An example of quantitative data is any dataset made of numbers where arithmetic comparisons are meaningful. Typical quantitative variables represent counts (how many) or measurements (how much).
Quantitative data are observations of a numerical variable \(X\) such that differences and averages have an interpretable meaning (for example, “10 cm taller” or “2 more defects”).
Examples of quantitative data (with classification)
| Variable (example of quantitative data) | What it measures | Type | Typical units | Why it is quantitative |
|---|---|---|---|---|
| Number of emails received in a day | Count of items | Discrete | emails | Counting produces whole numbers; adding or averaging counts is meaningful. |
| Number of defective bulbs in a box | Count of defects | Discrete | bulbs | Represents how many; values jump by integers. |
| Height of a student | Physical measurement | Continuous | cm (or m) | Measured on a scale; intermediate values are possible. |
| Time to complete a task | Duration | Continuous | s, min | Time is measured; small changes are meaningful. |
| Temperature of a solution | Thermal state | Continuous | \(^\circ\!C\) or K | Measured on a numerical scale; differences represent actual changes. |
| Blood pressure (systolic) | Physiological measurement | Continuous | mmHg | Numerical measurement; averages and differences are interpretable. |
Discrete vs continuous quantitative data
- Discrete quantitative data come from counting and take separated values (often integers): \(0,1,2,\dots\).
- Continuous quantitative data come from measuring and can take any value in an interval (within measurement precision).
- If the question is “How many?” the data are typically discrete.
- If the question is “How much?” or “How long?” the data are typically continuous.
- If numbers are only labels (for example, 1 = Group A, 2 = Group B), the data are not truly quantitative; they are coded qualitative categories.

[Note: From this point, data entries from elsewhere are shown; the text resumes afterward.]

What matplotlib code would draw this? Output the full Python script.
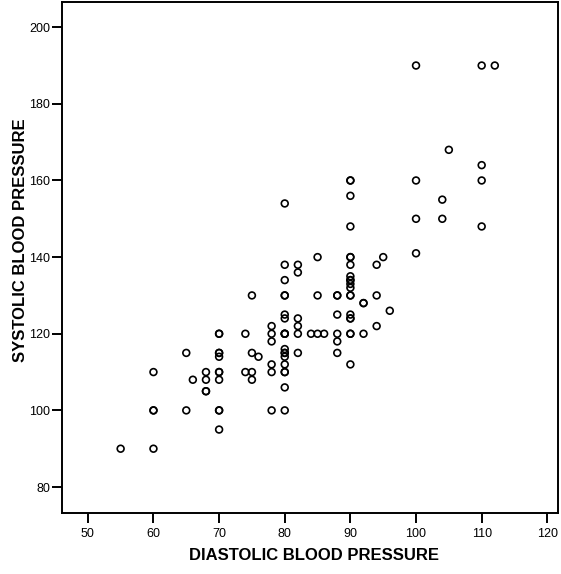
import matplotlib.pyplot as plt

plt.rcParams['font.family'] = ['Liberation Sans', 'DejaVu Sans']

# diastolic / systolic pairs (duplicates = overlapping marks)
diastolic = [
    55, 60, 60, 60, 60, 65, 65, 66, 68, 68, 68, 68,
    70, 70, 70, 70, 70, 70, 70, 70, 70, 70, 70,
    74, 74, 75, 75, 75, 75, 76, 78, 78, 78, 78, 78, 78,
    80, 80, 80, 80, 80, 80, 80, 80, 80, 80, 80, 80, 80, 80, 80, 80, 80, 80, 80,
    82, 82, 82, 82, 82, 82, 84, 85, 85, 85, 86,
    88, 88, 88, 88, 88, 88,
    90, 90, 90, 90, 90, 90, 90, 90, 90, 90, 90, 90, 90, 90, 90, 90, 90, 90, 90, 90,
    92, 92, 92, 94, 94, 94, 95, 96,
    100, 100, 100, 100, 104, 104, 105, 110, 110, 110, 110, 112,
]
systolic = [
    90, 90, 100, 100, 110, 115, 100, 108, 110, 108, 105, 105,
    120, 120, 115, 114, 110, 110, 108, 100, 100, 95, 115,
    120, 110, 130, 115, 110, 108, 114, 122, 120, 118, 112, 110, 100,
    154, 138, 134, 130, 130, 125, 124, 120, 120, 116, 115, 114, 112, 110, 110, 106, 100, 115, 120,
    138, 136, 124, 122, 120, 115, 120, 140, 130, 120, 120,
    130, 125, 120, 118, 115, 130,
    160, 160, 156, 148, 140, 140, 138, 135, 134, 133, 132, 130, 130, 125, 124, 120, 120, 112, 124, 134,
    128, 120, 128, 130, 138, 122, 140, 126,
    190, 160, 150, 141, 155, 150, 168, 190, 164, 160, 148, 190,
]

x_ticks = [50, 60, 70, 80, 90, 100, 110, 120]
y_ticks = [80, 100, 120, 140, 160, 180, 200]

fig = plt.figure(figsize=(5.61, 5.74), dpi=100)
ax = fig.add_axes([0.1109, 0.1068, 0.8846, 0.8892])

ax.scatter(diastolic, systolic, s=24, facecolors='none', edgecolors='black', linewidths=1.2)

ax.set_xlim(46.1, 121.7)
ax.set_ylim(73.3, 206.5)
ax.set_xticks(x_ticks)
ax.set_yticks(y_ticks)
ax.tick_params(direction='out', length=7, width=1.4, labelsize=9)
ax.tick_params(axis='x', pad=4.3)
ax.tick_params(axis='y', pad=1.5)

for sp in ax.spines.values():
    sp.set_linewidth(1.4)

ax.set_xlabel('DIASTOLIC BLOOD PRESSURE', fontsize=12, fontweight='bold')
ax.set_ylabel('SYSTOLIC BLOOD PRESSURE', fontsize=12, fontweight='bold')
ax.xaxis.set_label_coords(0.508, -0.069)
ax.yaxis.set_label_coords(-0.069, 0.5335)

fig.savefig('out.png', dpi=100)
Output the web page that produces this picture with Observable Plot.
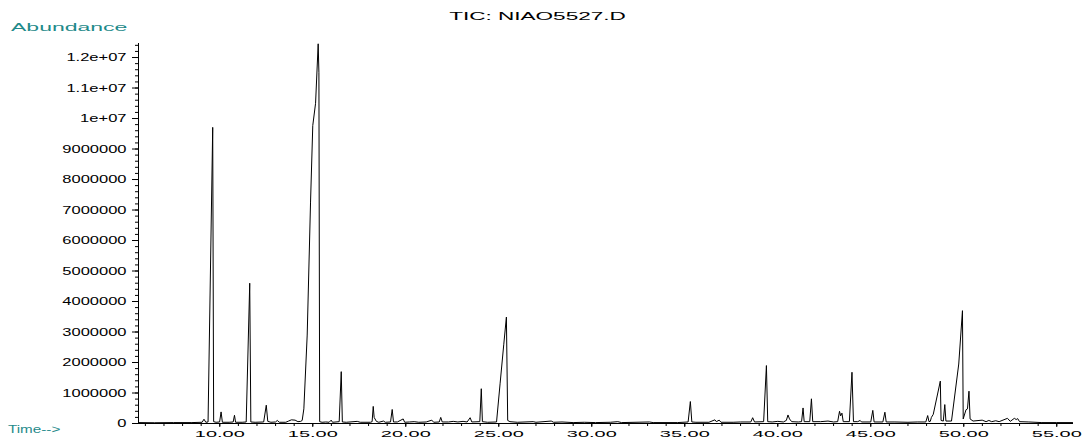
<!DOCTYPE html>
<html><head><meta charset="utf-8">
<script src="https://cdn.jsdelivr.net/npm/d3@7"></script>
<script src="https://cdn.jsdelivr.net/npm/@observablehq/plot@0.6"></script>
<style>
body{margin:0;background:#fff;}
svg{display:block;}
</style>
</head><body><div id="chart"></div>
<script>
const title = "TIC: NIAO5527.D";
const yAxisLabel = "Abundance";
const xAxisLabel = "Time-->";

const times = [5.63,6.5,7.5,8.5,9.05,9.15,9.25,9.37,9.62,9.67,9.8,9.99,10.07,10.14,10.5,10.72,10.79,10.85,11.2,11.42,11.61,11.67,11.9,12.36,12.5,12.58,12.75,13.0,13.09,13.2,13.55,13.7,13.85,14.05,14.2,14.35,14.43,14.52,14.7,14.88,15.0,15.15,15.29,15.33,15.37,15.5,15.7,15.88,15.99,16.06,16.42,16.53,16.59,16.8,17.39,17.55,18.1,18.19,18.25,18.3,18.42,18.55,18.8,18.9,19.18,19.27,19.34,19.55,19.86,19.94,20.2,20.45,20.7,21.1,21.4,21.5,21.8,21.88,21.96,22.3,22.55,22.8,23.08,23.3,23.46,23.55,23.98,24.06,24.12,24.4,24.88,25.07,25.27,25.41,25.48,25.6,26.0,26.85,27.0,27.82,27.95,28.4,29.0,29.6,30.2,31.0,31.4,31.6,33.1,33.3,34.6,35.18,35.3,35.38,35.6,36.3,36.62,36.7,36.85,36.95,37.6,38.0,38.55,38.65,38.75,39.24,39.39,39.46,39.7,40.0,40.3,40.46,40.55,40.63,40.75,41.1,41.28,41.36,41.42,41.72,41.81,41.88,42.3,42.7,43.0,43.22,43.32,43.38,43.45,43.52,43.85,43.99,44.07,44.3,44.43,44.5,45.0,45.11,45.18,45.65,45.76,45.83,46.3,47.0,47.5,47.96,48.06,48.13,48.2,48.26,48.36,48.74,48.78,48.9,48.98,49.04,49.34,49.73,49.93,49.97,50.12,50.2,50.28,50.34,50.5,50.99,51.2,51.35,51.5,51.72,51.9,52.35,52.5,52.72,52.82,52.9,53.0,53.5,54.2,55.0,55.85];
const abundance = [30000,25000,30000,30000,40000,140000,40000,50000,9710000,60000,40000,50000,380000,40000,40000,50000,270000,40000,40000,50000,4600000,50000,40000,50000,600000,70000,40000,50000,100000,40000,40000,80000,120000,110000,60000,70000,100000,480000,2900000,7260000,9770000,10500000,12450000,11500000,60000,40000,50000,40000,110000,40000,60000,1700000,50000,40000,70000,40000,40000,60000,560000,200000,70000,40000,80000,40000,50000,460000,50000,50000,150000,40000,50000,60000,40000,50000,110000,40000,50000,200000,50000,50000,70000,50000,70000,50000,190000,50000,60000,1140000,60000,40000,50000,1300000,2600000,3490000,100000,60000,40000,60000,40000,80000,40000,50000,30000,40000,30000,40000,60000,30000,50000,30000,30000,50000,720000,50000,40000,40000,120000,60000,110000,40000,40000,50000,50000,190000,50000,60000,1900000,60000,50000,70000,50000,100000,280000,150000,60000,50000,60000,510000,60000,60000,810000,60000,60000,80000,50000,60000,400000,250000,340000,60000,60000,1680000,60000,60000,100000,50000,50000,430000,50000,50000,370000,50000,50000,40000,50000,50000,260000,60000,70000,200000,300000,1390000,100000,80000,620000,80000,80000,1950000,3700000,150000,450000,480000,1060000,150000,80000,110000,60000,100000,60000,90000,60000,170000,70000,170000,130000,160000,60000,50000,30000,30000,30000];

const xTicks = [10,15,20,25,30,35,40,45,50,55];
const xTickLabels = ["10.00","15.00","20.00","25.00","30.00","35.00","40.00","45.00","50.00","55.00"];
const xMinorTicks = d3.range(6, 56, 1);
const yTicks = [0,1e6,2e6,3e6,4e6,5e6,6e6,7e6,8e6,9e6,1e7,1.1e7,1.2e7];
const yTickLabels = ["0","1000000","2000000","3000000","4000000","5000000","6000000","7000000","8000000","9000000","1e+07","1.1e+07","1.2e+07"];
const yMinorTicks = d3.range(0, 12.5e6, 2e5);

const xDomain = [5.63, 55.9];
const yDomain = [0, 12460000];

const data = times.map((t, i) => ({t, v: abundance[i]}));
const FONT = '"Liberation Sans", Arial, Helvetica, sans-serif';
const TEAL = "#1f8a8a";

const chart = Plot.plot({
  width: 1087, height: 439,
  marginLeft: 138, marginRight: 14, marginTop: 43, marginBottom: 16,
  x: {domain: xDomain, label: null},
  y: {domain: yDomain, label: null},
  style: {fontFamily: FONT, fontSize: "11px", color: "black", background: "white"},
  marks: [
    Plot.axisX(xMinorTicks, {tickSize: 3, tickFormat: () => "", label: null}),
    Plot.axisX(xTicks, {tickSize: 4, tickPadding: 3, fontSize: 9.5, tickFormat: d => xTickLabels[xTicks.indexOf(d)], label: null, className: "xlab"}),
    Plot.axisY(yMinorTicks, {tickSize: 3, tickFormat: () => "", label: null}),
    Plot.axisY(yTicks, {tickSize: 6, tickPadding: 6, fontSize: 11, tickFormat: d => yTickLabels[yTicks.indexOf(d)], label: null, className: "ylab"}),
    Plot.ruleX([xDomain[0]], {stroke: "black"}),
    Plot.ruleY([0], {stroke: "black"}),
    Plot.line(data, {x: "t", y: "v", stroke: "black", strokeWidth: 1})
  ]
});

document.getElementById("chart").append(chart);
const svg = d3.select(chart);
svg.append("text").attr("class", "ttl").attr("x", 537.5).attr("y", 20).attr("text-anchor", "middle")
  .attr("font-family", FONT).attr("font-size", 11).attr("fill", "black").text(title);
svg.append("text").attr("class", "ylabname").attr("x", 11).attr("y", 30.5).attr("text-anchor", "start")
  .attr("font-family", FONT).attr("font-size", 11.5).attr("fill", TEAL).text(yAxisLabel);
svg.append("text").attr("class", "xlabname").attr("x", 8).attr("y", 433).attr("text-anchor", "start")
  .attr("font-family", FONT).attr("font-size", 10.5).attr("fill", TEAL).text(xAxisLabel);

function stretch(selector, factor) {
  chart.querySelectorAll(selector).forEach(el => {
    if (!el.textContent) return;
    const len = el.getComputedTextLength();
    if (len > 0) {
      el.setAttribute("textLength", (len * factor).toFixed(1));
      el.setAttribute("lengthAdjust", "spacingAndGlyphs");
    }
  });
}
stretch(".xlab text", 2.1);
stretch(".ylab text", 1.5);
stretch("text.ttl", 2.05);
stretch("text.ylabname", 2.0);
stretch("text.xlabname", 1.45);
</script>
</body></html>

Visualization: how quantitative data often look in graphs
Mini worked example using quantitative data
Consider a small dataset of heights (in cm): \(168, 172, 170, 174, 166\). The sample mean is computed by \[ \bar{x}=\frac{168+172+170+174+166}{5}=\frac{850}{5}=170. \] The result \(\bar{x}=170\) cm is meaningful because the variable is quantitative and measured on a numerical scale.
Summary
Quantitative data are numerical observations such as height, time, temperature, and counts like the number of defects. Discrete quantitative data come from counting, and continuous quantitative data come from measuring on a scale.